Steadman: Konventionelle Gitarrenmusik ist extrem langweilig, und völlig zu Recht sind in den letzten Jahren so viele Bands auf dem Indierock-Friedhof gelandet. Aber die kreative Perspektive war für uns nie das Problem: Es gibt noch so viele Elemente der elektronischen Musik und ganz unterschiedliche Einflüsse aus der ganzen Welt, die ich mit unserer Band zusammenbringen möchte. Wir waren nur irgendwann einfach gelangweilt und genervt, wenn wir etwa zum zehnten Mal innerhalb eines Sommers bei einem Festival gespielt haben. Es brauchte den Blick von außen, um zu sehen, ob die Begeisterung noch da ist und wir es wieder wertschätzen können.

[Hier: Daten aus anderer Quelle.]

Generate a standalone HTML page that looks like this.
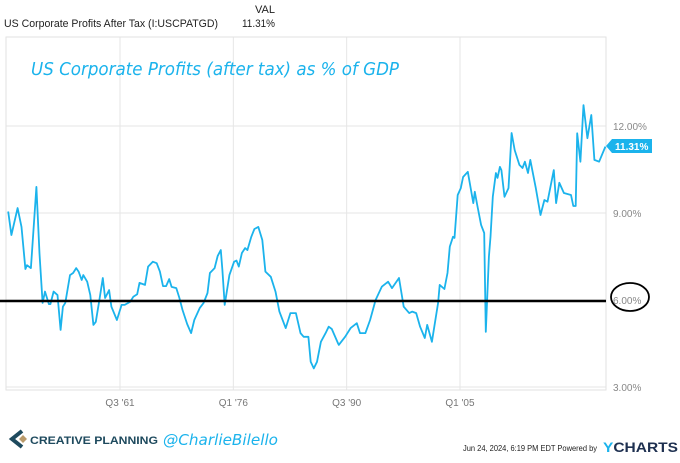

Wie genau habt ihr das gemerkt?
Steadman: Für mich war es total wichtig, als Mr. Jukes eine Soloplatte zu machen und ohne Bandstruktur zu arbeiten. Wir alle brauchten diese drei oder vier Jahre in der wirklichen Welt, um erwachsen zu werden. Wenn du von 16 an in einer Band spielst, gibt es fast immer jemanden, der dir sagt, wo du zu sein hast, was als nächstes zu tun ist und was du anzuziehen hast. (lacht) Wir alle brauchten eigene Projekte für unser Selbstwertgefühl. Aber dann habe ich nicht nur vermisst, mit den anderen Musik zu machen. Ich wollte auch wieder mit ihnen abhängen und um die Welt reisen.
Auf der neuen Platte klingt ihr so optimistisch und unbeschwert wie nie zuvor.
Steadman: Das ist wohl vor allem der Dunkelheit geschuldet, die uns derzeit umgibt – und gegen die wir rebellieren wollten. Meiner Meinung nach ist man als Künstler in Zeiten wie dieser in der Pflicht, die gesellschaftspolitische Situation in den Blick zu nehmen: Entweder bildest du direkt ab und kommentierst, was passiert, oder du suchst nach einem Gegenmittel, das Kraft gibt, um durchzuhalten. Uns liegt die zweite Variante deutlich besser.
Hat es euch Mut und Überwindung gekostet, so viel Eingängigkeit zuzulassen?
Steadman: Das haben wir nicht zuletzt der Arbeit mit Produzent John Congleton zu verdanken. Früher haben wir jedes Detail zerdacht und überarbeitet. John hat uns dazu ermutigt, nicht immer perfekt klingen zu müssen und auch mal eine Hookline direkt wirken zu lassen statt sie hinter einer unvorhersehbaren Wendung wieder halb zu verstecken.
Wenn es in den Texten auf „Everything else has gone wrong“ vor allem um die Suche von Um-die-Dreißigjährigen nach einem Platz in der Welt geht – spielt der Albumtitel auch auf deinen langjährigen Plan an, ein Jazz-Café in London zu eröffnen?
Steadman: Das ist immer noch in der Planungsphase, und wenn wir jetzt wieder mit der Band auf Tour gehen, kann ich mich auch von Cafés in Japan oder den USA inspirieren lassen. (lacht) Ursprünglich habe ich mal gedacht, ein Jazz-Café ist mein Schritt ins Erwachsenenleben – aber es ist wohl eher was für den Ruhestand.